The dedollarization movement is gathering steam and the collapse of the dollar and other fiat currencies could occur fairly swiftly. From Alasdair Macleod at goldmoney.com:
This article looks at the factors behind the growing rejection of the dollar for trade settlement purposes by non-aligned nations around the world. They no longer fear political or economic reprisals from America.
The dollar’s monopoly was notably challenged by Saudi Arabia, which removed itself from the US’s sphere of influence to that of China and Russia. Consequently, peace has broken out throughout the Arab lands.
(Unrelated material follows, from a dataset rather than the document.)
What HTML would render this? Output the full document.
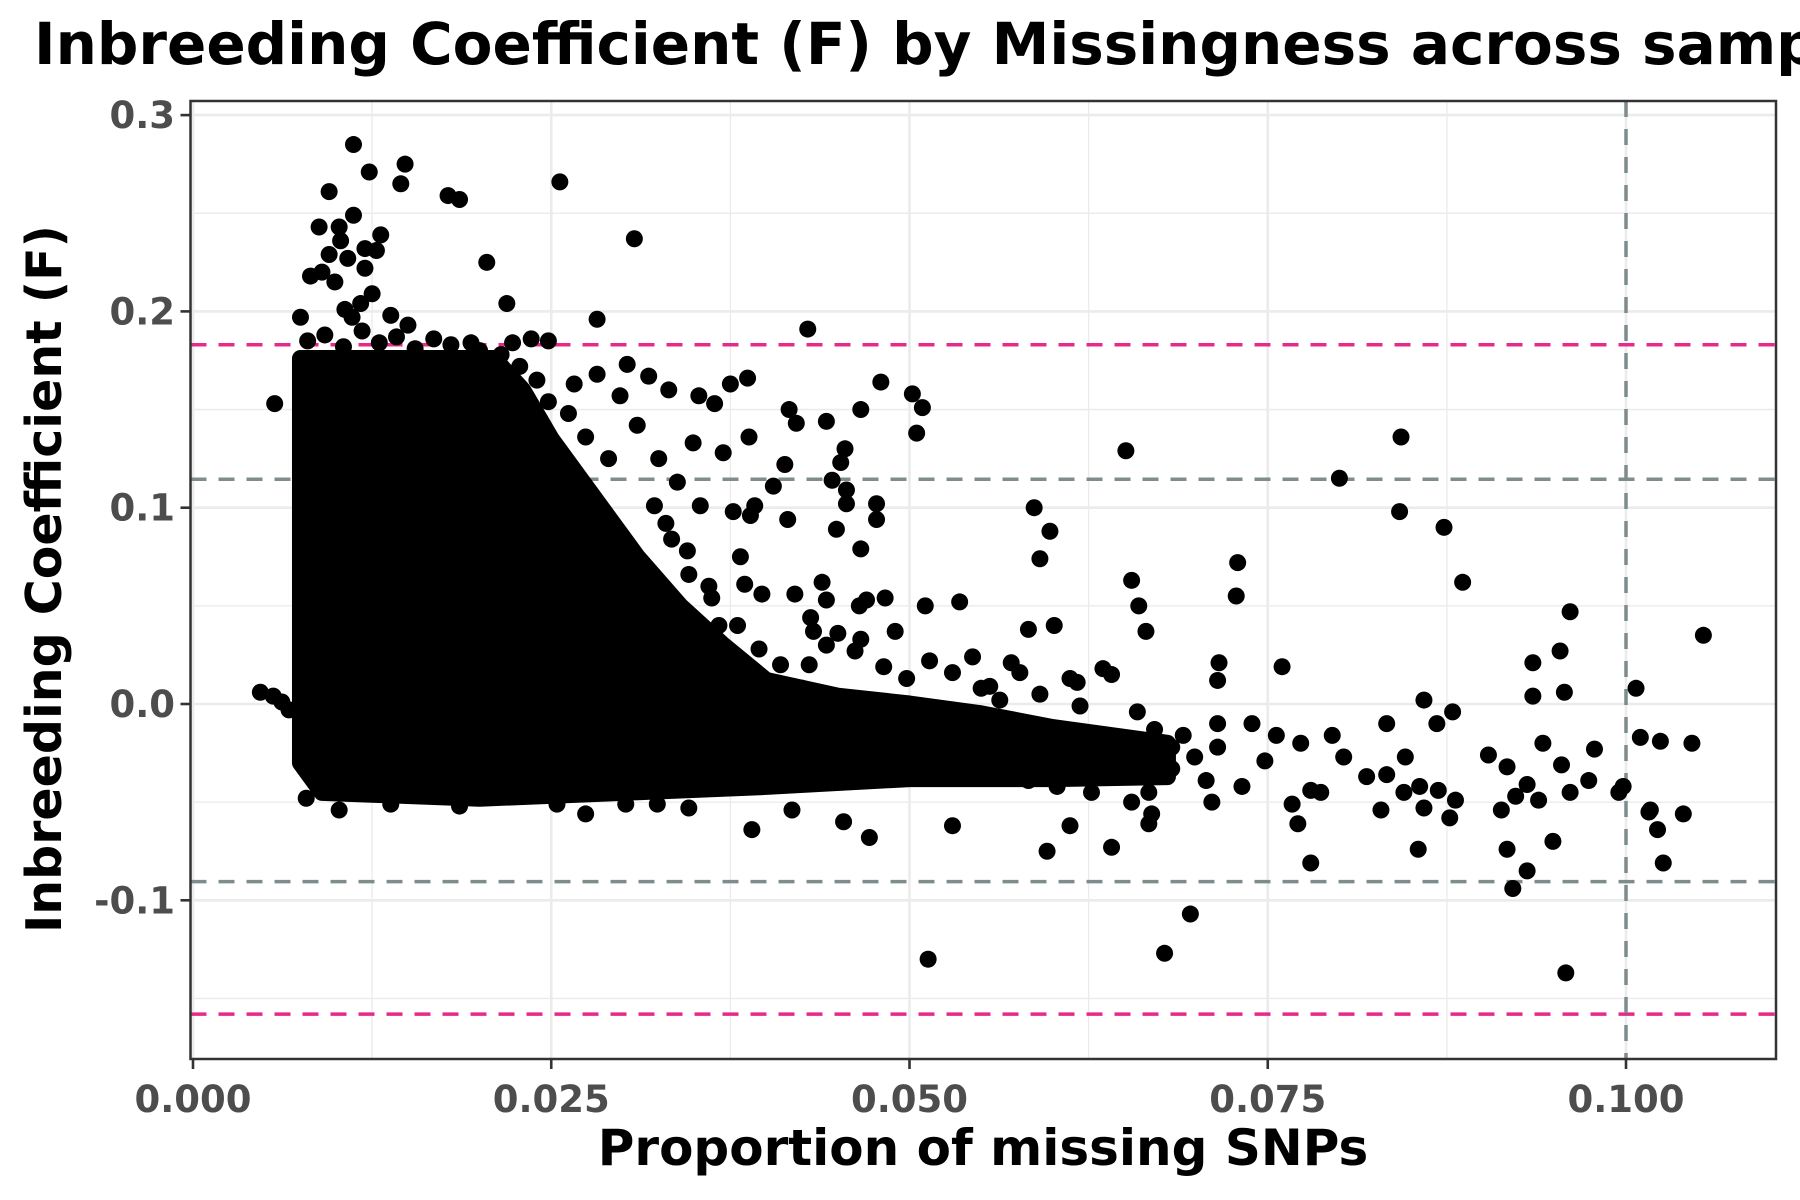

But rising interest rates have destabilised western banking systems, which have added to the attractions of payment in China’s renminbi relative to maintaining bank deposits and investments in the currencies of the western alliance — particularly of the dollar. Foreigners hold $7 trillion of deposits and short-term bills and $24.5 trillion in bonds and equities. These balances are becoming surplus to their needs.
The outlook is for US bank credit to contract further, which will drive interest rates even higher. More banks can be expected to fail. Foreigners are bound to become increasingly reluctant to hold dollars, which they will sell. Therefore, the question now is not how much will the dollar decline, but how rapidly.
We know that the Russia and China’s desire to do away with the dollar is coming true, due to factors beyond their immediate control. Increasing numbers of nations are now committing to accepting payment for cross border trade in currencies other than the dollar, despite US insistence that the only currency for pricing commodities, settling international trade, and therefore the reserve currency must be its own.